A Table Where Everyone Belongs

The cosmic hope of resurrection becomes wonderfully ordinary around a table. When early Christians gathered to celebrate what they'd witnessed, they didn't create philosophical discussion groups—they shared meals.

Their tables welcomed people into communities where doubts, fears, and griefs found space alongside the profound resurrection hope and newfound joy. What united them wasn't perfect understanding but a shared encounter with resurrection that was gradually transforming how they experienced their struggles.

Easter feast

This tradition continues at Redeemer Longmont, where our parishes each host Easter feasts as tangible celebrations of resurrection. These gatherings aren't for those who have completely figured out hope, but for all of us learning to hold our brokenness in light of Christ's resurrection promise. And even though we bring our fragile and broken selves to the meal, we do so as a proclamation that sadness doesn't get the final word.
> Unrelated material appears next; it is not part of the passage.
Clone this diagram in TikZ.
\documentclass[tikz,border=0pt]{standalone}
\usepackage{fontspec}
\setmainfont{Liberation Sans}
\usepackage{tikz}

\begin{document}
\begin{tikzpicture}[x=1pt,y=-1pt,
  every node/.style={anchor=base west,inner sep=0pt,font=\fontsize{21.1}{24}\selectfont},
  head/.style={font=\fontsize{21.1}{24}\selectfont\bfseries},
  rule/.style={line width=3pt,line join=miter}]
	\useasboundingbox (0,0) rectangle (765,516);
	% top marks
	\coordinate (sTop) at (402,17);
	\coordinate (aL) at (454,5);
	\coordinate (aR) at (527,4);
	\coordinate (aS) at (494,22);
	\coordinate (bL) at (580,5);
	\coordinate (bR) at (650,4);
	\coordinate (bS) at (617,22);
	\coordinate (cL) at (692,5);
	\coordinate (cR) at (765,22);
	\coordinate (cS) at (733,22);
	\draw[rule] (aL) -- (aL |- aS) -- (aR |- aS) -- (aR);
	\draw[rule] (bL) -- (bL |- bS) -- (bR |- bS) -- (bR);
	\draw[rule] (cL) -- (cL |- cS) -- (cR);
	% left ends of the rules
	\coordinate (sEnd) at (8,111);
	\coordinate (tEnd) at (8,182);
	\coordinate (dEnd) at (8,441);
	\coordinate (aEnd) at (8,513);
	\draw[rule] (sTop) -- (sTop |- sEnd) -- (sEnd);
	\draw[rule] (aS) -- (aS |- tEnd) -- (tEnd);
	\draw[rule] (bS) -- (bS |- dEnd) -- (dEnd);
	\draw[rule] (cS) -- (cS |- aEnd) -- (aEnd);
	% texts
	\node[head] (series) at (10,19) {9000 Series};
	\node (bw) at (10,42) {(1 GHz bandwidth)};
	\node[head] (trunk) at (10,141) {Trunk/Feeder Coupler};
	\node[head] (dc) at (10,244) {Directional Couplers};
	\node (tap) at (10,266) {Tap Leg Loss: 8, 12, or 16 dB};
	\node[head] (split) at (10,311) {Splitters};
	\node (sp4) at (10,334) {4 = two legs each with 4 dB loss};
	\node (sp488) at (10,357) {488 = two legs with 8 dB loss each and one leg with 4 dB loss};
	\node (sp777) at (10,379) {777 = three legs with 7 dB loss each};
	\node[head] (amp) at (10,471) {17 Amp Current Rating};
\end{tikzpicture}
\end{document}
There's something profoundly defiant about celebration in a world still marked by suffering. Every shared meal, every moment of laughter, every act of welcome becomes a declaration that evil has not and will not win. When death itself has been defeated, our response can only be extravagant celebration—feasting with wild abandon, laughing with unreserved joy, loving with courageous hope. These celebrations aren't excessive; they're only striving to be proportional to the victory they acknowledge!

This extravagant feasting isn't denying the reality of brokenness but responding to it with determined hope. It's refusing to let disappointment define us. It's embodying—in small yet meaningful ways—the joy that Easter guarantees.
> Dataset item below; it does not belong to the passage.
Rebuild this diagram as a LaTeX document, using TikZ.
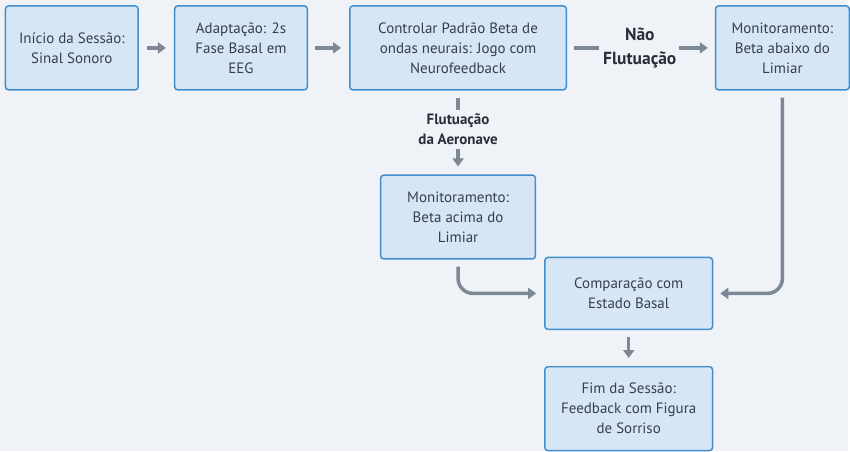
\documentclass[tikz,border=0pt]{standalone}
\usepackage{fontspec}
\setmainfont{PT Sans}
\usetikzlibrary{positioning,arrows.meta}

\definecolor{bgcol}{RGB}{239,243,247}
\definecolor{boxfill}{RGB}{214,230,245}
\definecolor{boxline}{RGB}{66,141,204}
\definecolor{txtcol}{RGB}{55,63,75}
\definecolor{lblcol}{RGB}{40,47,58}
\definecolor{arrowgray}{RGB}{124,136,150}

\begin{document}
\begin{tikzpicture}[
  x=1pt, y=1pt,
  font=\fontsize{15}{20}\selectfont,
  box/.style={
    draw=boxline,
    rounded corners=3pt,
    line width=1.5pt,
    fill=boxfill,
    text=txtcol,
    align=center,
    inner sep=4pt,
    minimum height=84pt
  },
  lbl/.style={
    text=lblcol,
    align=center,
    inner sep=4pt
  },
  link/.style={draw=arrowgray, line width=3.5pt},
  flow/.style={link, -{Triangle[length=8pt,width=11pt]}}
]
\fill[bgcol] (0,0) rectangle (850,-452);
\node[box, minimum width=133pt] (inicio) at (72,-48) {Início da Sessão:\\Sinal Sonoro};
\node[box, minimum width=133pt, right=35pt of inicio] (adaptacao) {Adaptação: 2s\\Fase Basal em\\EEG};
\node[box, minimum width=217pt, right=41pt of adaptacao] (controlar) {Controlar Padrão Beta de\\ondas neurais: Jogo com\\Neurofeedback};
\node[lbl, font=\fontsize{17.5}{24}\selectfont\bfseries, right=32pt of controlar] (naoflut) {Não\\Flutuação};
\node[box, minimum width=134pt, right=148pt of controlar] (abaixo) {Monitoramento:\\Beta abaixo do\\Limiar};
\node[lbl, font=\fontsize{15}{20}\selectfont\bfseries, below=19pt of controlar] (flutaero) {Flutuação\\da Aeronave};
\node[box, minimum width=155pt, below=84pt of controlar] (acima) {Monitoramento:\\Beta acima do\\Limiar};
\node[box, minimum width=168pt, minimum height=72pt] (comparacao) at (630,-294) {Comparação com\\Estado Basal};
\node[box, minimum width=168pt, below=36pt of comparacao] (fim) {Fim da Sessão:\\Feedback com Figura\\de Sorriso};
\draw[flow, shorten <=8pt, shorten >=8pt] (inicio.east) -- (adaptacao.west);
\draw[flow, shorten <=7pt, shorten >=8pt] (adaptacao.east) -- (controlar.west);
\draw[link, shorten <=7pt] (controlar.east) -- (naoflut.west);
\draw[flow, shorten <=-2pt, shorten >=7pt] (naoflut.east) -- (abaixo.west);
\draw[link, shorten <=7pt] (controlar.south) -- (flutaero.north);
\draw[flow, shorten >=8pt] (flutaero.south) -- (acima.north);
\draw[flow, rounded corners=15pt, shorten <=7pt, shorten >=8pt] (acima.south) |- (comparacao.west);
\draw[flow, rounded corners=15pt, shorten <=7pt, shorten >=7pt] (abaixo.south) |- (comparacao.east);
\draw[flow, shorten <=7pt, shorten >=8pt] (comparacao.south) -- (fim.north);
\end{tikzpicture}
\end{document}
Our Easter tables are spaces where the future breaks into the present—where those carrying burdens find moments of unexpected lightness, where our deepest aches are greeted by even even deeper comfort, where the beauty of belonging offers a taste of the greater beauty to come.

You're welcome at this table. Not because you have it all figured out or because you're free from doubt, but because Easter has always been for people in the midst of their doubt, their brokenness, their hope.
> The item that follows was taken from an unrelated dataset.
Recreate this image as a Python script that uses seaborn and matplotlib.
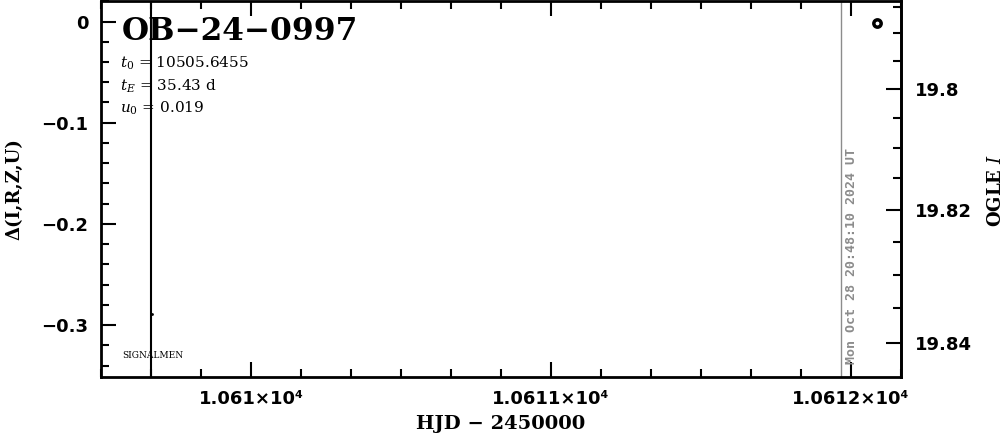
import numpy as np
import seaborn as sns
import matplotlib.pyplot as plt
from matplotlib.ticker import FixedLocator, FixedFormatter, MultipleLocator

sns.set_theme(style="ticks")
plt.rcParams['font.family'] = ['DejaVu Serif', 'DejaVu Sans']
plt.rcParams['mathtext.fontset'] = 'dejavuserif'
plt.rcParams['text.color'] = 'black'
plt.rcParams['axes.labelcolor'] = 'black'

# event info
event_name = "OB\u221224\u22120997"
t0_text = "10505.6455"
tE_text = "35.43 d"
u0_text = "0.019"
stamp = "Mon Oct 28 20:48:10 2024 UT"

# data points (HJD - 2450000, delta mag)
hjd_points = [10612.087]
delta_points = [-0.0015]
hjd_dot = [10609.67]
delta_dot = [-0.289]

# reference lines
peak_line_hjd = 10609.667
now_hjd = 10611.967

# axes ranges / ticks
x_range = [10609.5, 10612.1667]
y_range = [-0.3513, 0.0203]
x_major = [10610, 10611, 10612]
x_major_labels = ["1.061\u00d710\u2074", "1.0611\u00d710\u2074", "1.0612\u00d710\u2074"]
y_major = [0, -0.1, -0.2, -0.3]
y_major_labels = ["0", "\u22120.1", "\u22120.2", "\u22120.3"]
mag_major = [19.8, 19.82, 19.84]
mag_major_labels = ["19.8", "19.82", "19.84"]

m_ref = 19.8
c0, c1, c2 = -0.0667, -5.6596, -15.193


def mag_to_delta(m):
    d = np.asarray(m, dtype=float) - m_ref
    return c0 + c1 * d + c2 * d ** 2


def delta_to_mag(delta):
    delta = np.asarray(delta, dtype=float)
    disc = np.maximum(c1 ** 2 - 4 * c2 * (c0 - delta), 0)
    return m_ref + (-c1 - np.sqrt(disc)) / (2 * c2)


fig = plt.figure(figsize=(10.04, 4.34), dpi=100)
ax = fig.add_axes([101 / 1004, 1 - 377 / 434, 800 / 1004, 376 / 434])

ax.axvline(peak_line_hjd, color='black', lw=1.5, zorder=1)
ax.axvline(now_hjd, color='#8c8c8c', lw=1.0, zorder=1)

sns.scatterplot(x=hjd_points, y=delta_points, ax=ax, marker='o', s=28,
                facecolor='white', edgecolor='black', linewidth=2.5, zorder=3)
sns.scatterplot(x=hjd_dot, y=delta_dot, ax=ax, marker='o', s=4,
                color='black', linewidth=0, zorder=3)

ax.set_xlim(x_range)
ax.set_ylim(y_range)

ax.xaxis.set_major_locator(FixedLocator(x_major))
ax.xaxis.set_major_formatter(FixedFormatter(x_major_labels))
ax.xaxis.set_minor_locator(MultipleLocator(1 / 6))
ax.yaxis.set_major_locator(FixedLocator(y_major))
ax.yaxis.set_major_formatter(FixedFormatter(y_major_labels))
ax.yaxis.set_minor_locator(MultipleLocator(0.02))

for side in ['left', 'right', 'top', 'bottom']:
    ax.spines[side].set_linewidth(2)
    ax.spines[side].set_color('black')

tick_font = {'family': 'DejaVu Sans', 'weight': 'bold', 'size': 13}
ax.tick_params(axis='both', which='both', direction='in', colors='black', width=1.5)
ax.tick_params(axis='x', which='both', top=True, bottom=True, pad=9)
ax.tick_params(axis='y', which='both', left=True, right=False, pad=9)
ax.tick_params(which='major', length=10.5)
ax.tick_params(which='minor', length=5.5)
for lab in ax.get_xticklabels() + ax.get_yticklabels():
    lab.set_fontfamily(tick_font['family'])
    lab.set_fontweight(tick_font['weight'])
    lab.set_fontsize(tick_font['size'])

sec = ax.secondary_yaxis('right', functions=(delta_to_mag, mag_to_delta))
sec.yaxis.set_major_locator(FixedLocator(mag_major))
sec.yaxis.set_major_formatter(FixedFormatter(mag_major_labels))
sec.yaxis.set_minor_locator(MultipleLocator(0.005))
sec.spines['right'].set_linewidth(2)
sec.tick_params(axis='y', which='both', direction='in', width=1.5, pad=10, colors='black')
sec.tick_params(which='major', length=10.5)
sec.tick_params(which='minor', length=5.5)
for lab in sec.get_yticklabels():
    lab.set_fontfamily(tick_font['family'])
    lab.set_fontweight(tick_font['weight'])
    lab.set_fontsize(tick_font['size'])

ax.set_xlabel("HJD \u2212 2450000", fontsize=14, fontweight='bold')
ax.xaxis.set_label_coords(0.5, -0.1)
ax.set_ylabel("\u0394(I,R,Z,U)", fontsize=13, fontweight='bold', va='center')
ax.yaxis.set_label_coords(-0.108, 0.5)
fig.text(996 / 1004, 1 - 190 / 434, "OGLE $\\mathbf{\\mathit{I}}$", rotation=90,
         fontsize=13, fontweight='bold', ha='center', va='center')

ax.text(0.026, 0.896, event_name, transform=ax.transAxes, fontsize=22.5,
        fontweight='bold', va='baseline', ha='left')
ax.text(0.024, 0.822, "$t_0$ = " + t0_text, transform=ax.transAxes, fontsize=11,
        va='baseline', ha='left')
ax.text(0.024, 0.761, "$t_E$ = " + tE_text, transform=ax.transAxes, fontsize=11,
        va='baseline', ha='left')
ax.text(0.024, 0.702, "$u_0$ = " + u0_text, transform=ax.transAxes, fontsize=11,
        va='baseline', ha='left')
ax.text(0.026, 0.05, "SIGNALMEN", transform=ax.transAxes, fontsize=6.5,
        va='baseline', ha='left')

ax.annotate(stamp, xy=(now_hjd, 0), xycoords=('data', 'axes fraction'),
            xytext=(3, 9), textcoords='offset points', rotation=90,
            ha='left', va='bottom', color='#8c8c8c', fontsize=9.5,
            fontfamily='DejaVu Sans Mono', fontweight='bold')

fig.savefig('out.png', dpi=100)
Your (Unfinished) Resurrection

We all live in the middle of our stories—our lives remain works in progress. Moments of resurrection break through, yet brokenness persists. Glimpses of a better beauty appear, but we still navigate disappointment. We experience healing in some areas while carrying wounds in others.

This is the honest reality of living between Easter and its complete fulfillment. Resurrection has begun but isn't yet finished. We're participating in a story larger than ourselves, one that's still unfolding.

Your story—with its particular disappointments, deaths, and hopes—matters deeply in this larger narrative. The brokenness you carry isn't separate from Easter's message but central to it. The questions you hold aren't obstacles to faith but invitations deeper into it. The hope you're struggling to maintain isn't foolish optimism but recognition of a reality that sometimes feels hidden but remains more true than all that contradicts it.

Easter invites us to live as people who know the end of the story while still experiencing its difficult middle chapters. It offers not escape from our complexities but a different way to inhabit them—with stubborn hope that sees beauty emerging from brokenness, with courageous love that welcomes others in their incompleteness, with quiet joy that celebrates even small resurrections while awaiting larger ones.

This Easter, you're welcome to join our community as we navigate this tension together. Whether at our Easter service or around our parish feast tables, you'll find people asking similar questions, carrying similar burdens, and discovering similar hope. Not because we have all the answers, but because we're learning—sometimes stumbling, sometimes celebrating—what it means to live as resurrection people in an unfinished world.

Your resurrection story is still being written. It includes chapters of disappointment and chapters of unexpected joy. It acknowledges death's reality while refusing to give it the final word. And it invites you to discover how the resurrection of Jesus might transform even your most difficult chapters into stories of beauty you couldn't have imagined.